Ela trabalha como fiscal da Petrobras e divide a casa com o companheiro, os filhos e uma netinha em um total de cinco pessoas. A família costumava gastar R$ 600 por mês com alimentação. Agora a conta chega a R$ 1 mil somente para cobrir o necessário. “Está tudo muito caro, principalmente carne, café e leite. Quando um produto está muito acima do preço, eu o substituo por outro, nem sempre é o que eu queria, mas não tem jeito. Se não dá para levar outra coisa, o segredo é comprar em menor quantidade”, afirma.
Mudanças também na indústria
A alta dos preços nos alimentos mexe com toda a cadeia. Segundo Fábio Melo, diretor de Marketing da M. Dias Branco, dona de marcas como Piraquê, Adria e Isabela, as redes maiores e os atacarejos conseguem aproveitar mais as oportunidades de compra, com estoques mais altos para antecipar futuros aumentos de preço da indústria.
Já o pequeno ou médio varejista dificilmente eleva estoques, mas fica mais seletivo com o sortimento nas lojas. “No lado da indústria, buscamos estabelecer targets de estoque e acompanhamos esses níveis no varejo para não superabastecer ou gerar rupturas que representam perdas para nós e para os varejistas, evitando a frustração dos consumidores”, explica Melo.

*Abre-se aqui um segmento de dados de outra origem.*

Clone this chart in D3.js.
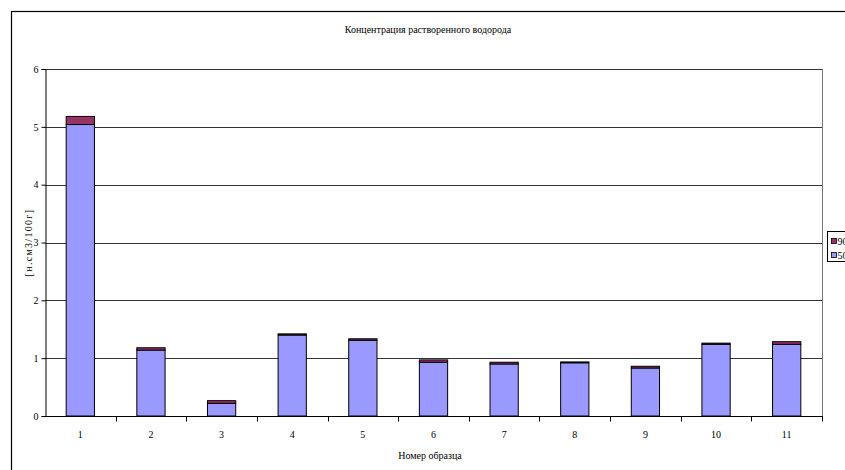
<!DOCTYPE html>
<html>
<head>
<meta charset="utf-8">
<script src="https://cdn.jsdelivr.net/npm/d3@7"></script>
<style>
  html, body { margin: 0; padding: 0; background: #fff; overflow: hidden; }
  svg { display: block; font-family: "Liberation Serif", "Times New Roman", serif; }
</style>
</head>
<body>
<svg id="chart" width="845" height="470"></svg>
<script>
// Sample numbers along the x axis
const samples = ["1", "2", "3", "4", "5", "6", "7", "8", "9", "10", "11"];
// Dissolved hydrogen, lower (blue) stack segment
const series500 = [5.04, 1.14, 0.22, 1.40, 1.31, 0.93, 0.90, 0.92, 0.83, 1.24, 1.24];
// Dissolved hydrogen, upper (crimson) stack segment
const series900 = [0.14, 0.04, 0.045, 0.02, 0.025, 0.04, 0.03, 0.015, 0.03, 0.02, 0.045];
const seriesNames = ["900 °C", "500 °C"];
const yTicks = [0, 1, 2, 3, 4, 5, 6];

const titleText = "Концентрация растворенного водорода";
const xTitle = "Номер образца";
const yTitle = "[н.см3/100г]";

const svg = d3.select("#chart");

// outer chart frame (extends past the right and bottom edges)
svg.append("rect")
  .attr("x", 11.5).attr("y", 11.5)
  .attr("width", 900).attr("height", 500)
  .attr("fill", "#fff").attr("stroke", "#000").attr("stroke-width", 1.2);

const plot = { left: 45, right: 822, top: 69, bottom: 416 };

const x = d3.scaleBand()
  .domain(samples)
  .range([plot.left, plot.right])
  .paddingInner(0.6)
  .paddingOuter(0.3);

const y = d3.scaleLinear().domain([0, 6]).range([plot.bottom, plot.top]);

// horizontal gridlines
svg.append("g")
  .selectAll("line")
  .data(yTicks.filter(d => d > 0))
  .join("line")
  .attr("x1", plot.left).attr("x2", plot.right)
  .attr("y1", d => Math.round(y(d)) + 0.5).attr("y2", d => Math.round(y(d)) + 0.5)
  .attr("stroke", "#333").attr("stroke-width", 1);

// plot area right border
svg.append("line")
  .attr("x1", plot.right + 0.5).attr("x2", plot.right + 0.5)
  .attr("y1", plot.top).attr("y2", plot.bottom + 5)
  .attr("stroke", "#777").attr("stroke-width", 1);

// stacked bars
const stackData = samples.map((s, i) => ({ s, a: series500[i], b: series900[i] }));
const stack = d3.stack().keys(["a", "b"])(stackData);
const colors = ["#9999FF", "#993366"];

svg.append("g")
  .selectAll("g")
  .data(stack)
  .join("g")
  .attr("fill", (d, i) => colors[i])
  .selectAll("rect")
  .data(d => d)
  .join("rect")
  .attr("x", d => x(d.data.s))
  .attr("width", x.bandwidth())
  .attr("y", d => y(d[1]))
  .attr("height", d => y(d[0]) - y(d[1]))
  .attr("stroke", "#000").attr("stroke-width", 1);

// y axis
const yAxis = svg.append("g")
  .attr("transform", `translate(${plot.left + 0.5},0)`)
  .call(d3.axisLeft(y).tickValues(yTicks).tickSize(4).tickPadding(3).tickFormat(d3.format("d")));
yAxis.select(".domain").attr("stroke", "#000");
yAxis.selectAll(".tick line").attr("stroke", "#000");
yAxis.selectAll("text").attr("font-size", 10).attr("fill", "#000")
  .attr("font-family", "Liberation Serif, serif");

// x axis with ticks at category boundaries
const boundaries = samples.map(s => x(s) - x.step() * x.paddingInner() / 2).concat([plot.right]);
const xAxisG = svg.append("g").attr("transform", `translate(0,${plot.bottom + 0.5})`);
xAxisG.append("line")
  .attr("x1", plot.left).attr("x2", plot.right + 1)
  .attr("stroke", "#000");
xAxisG.selectAll("line.tk")
  .data(boundaries.slice(1))
  .join("line").attr("class", "tk")
  .attr("x1", d => Math.round(d) + 0.5).attr("x2", d => Math.round(d) + 0.5)
  .attr("y1", 0).attr("y2", 5)
  .attr("stroke", "#000");
xAxisG.selectAll("text")
  .data(samples)
  .join("text")
  .attr("x", d => x(d) + x.bandwidth() / 2)
  .attr("y", 21)
  .attr("text-anchor", "middle")
  .attr("font-size", 10)
  .text(d => d);

// titles
svg.append("text")
  .attr("x", 428).attr("y", 33)
  .attr("text-anchor", "middle").attr("font-size", 10)
  .text(titleText);

svg.append("text")
  .attr("x", 430).attr("y", 459)
  .attr("text-anchor", "middle").attr("font-size", 10)
  .text(xTitle);

svg.append("text")
  .attr("transform", `translate(32,${(plot.top + plot.bottom) / 2}) rotate(-90)`)
  .attr("text-anchor", "middle").attr("font-size", 10)
  .attr("letter-spacing", 1.3)
  .text(yTitle);

// legend
const legend = svg.append("g").attr("transform", "translate(827.5,231.5)");
legend.append("rect")
  .attr("width", 40).attr("height", 30)
  .attr("fill", "#fff").attr("stroke", "#000");
const legendColors = ["#993366", "#9999FF"];
seriesNames.forEach((name, i) => {
  legend.append("rect")
    .attr("x", 4).attr("y", 7 + i * 14)
    .attr("width", 5).attr("height", 5)
    .attr("fill", legendColors[i]).attr("stroke", "#000").attr("stroke-width", 0.8);
  legend.append("text")
    .attr("x", 10).attr("y", 13 + i * 14)
    .attr("font-size", 10)
    .text(name);
});
</script>
</body>
</html>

No caso de supermercados, as oscilações do dólar que incidem sobre commodities, como óleo de soja, levam as redes a manter estoques cheios. “Compra-se hoje olhando para o futuro. Se tiver algum problema de safra ou subir muito, está com preço garantido”, diz o presidente da Associação de Supermercados do Estado do Rio (Asserj), Fábio Queiróz. “Os supermercados estão negociando cada centavo com fornecedores. Já estamos com as margens sacrificadas. O alerta para o consumidor é: pesquise”, acrescenta.
Dica: experimente novas marcas
Segundo a Kantar, a mudança de hábitos indica que 63% só compram aquilo que já tinham se programado para adquirir, 46% estão aproveitando mais as promoções e 24% trocaram as marcas favoritas por opções mais baratas.
De acordo com Viviane Areal, diretora do SuperPrix, clientes têm experimentado novas marcas e ido mais vezes em busca de descontos. “Os consumidores têm feito compras semanais e até diárias em busca de melhores oportunidades. Também percebemos que quando encontram boas promoções, compram quantidade maior”, afirma.
No Grupo Mateus, rede com grande atuação no Nordeste, as compras migraram para o início do mês. “A renda acaba se concentrando nos produtos básicos e nos períodos de recebimento de salários, seja pela compra em volume que traz esse benefício ou pelo risco da variação de preços dentro de períodos curtos”, diz Sandro Oliveira, diretor executivo do Grupo.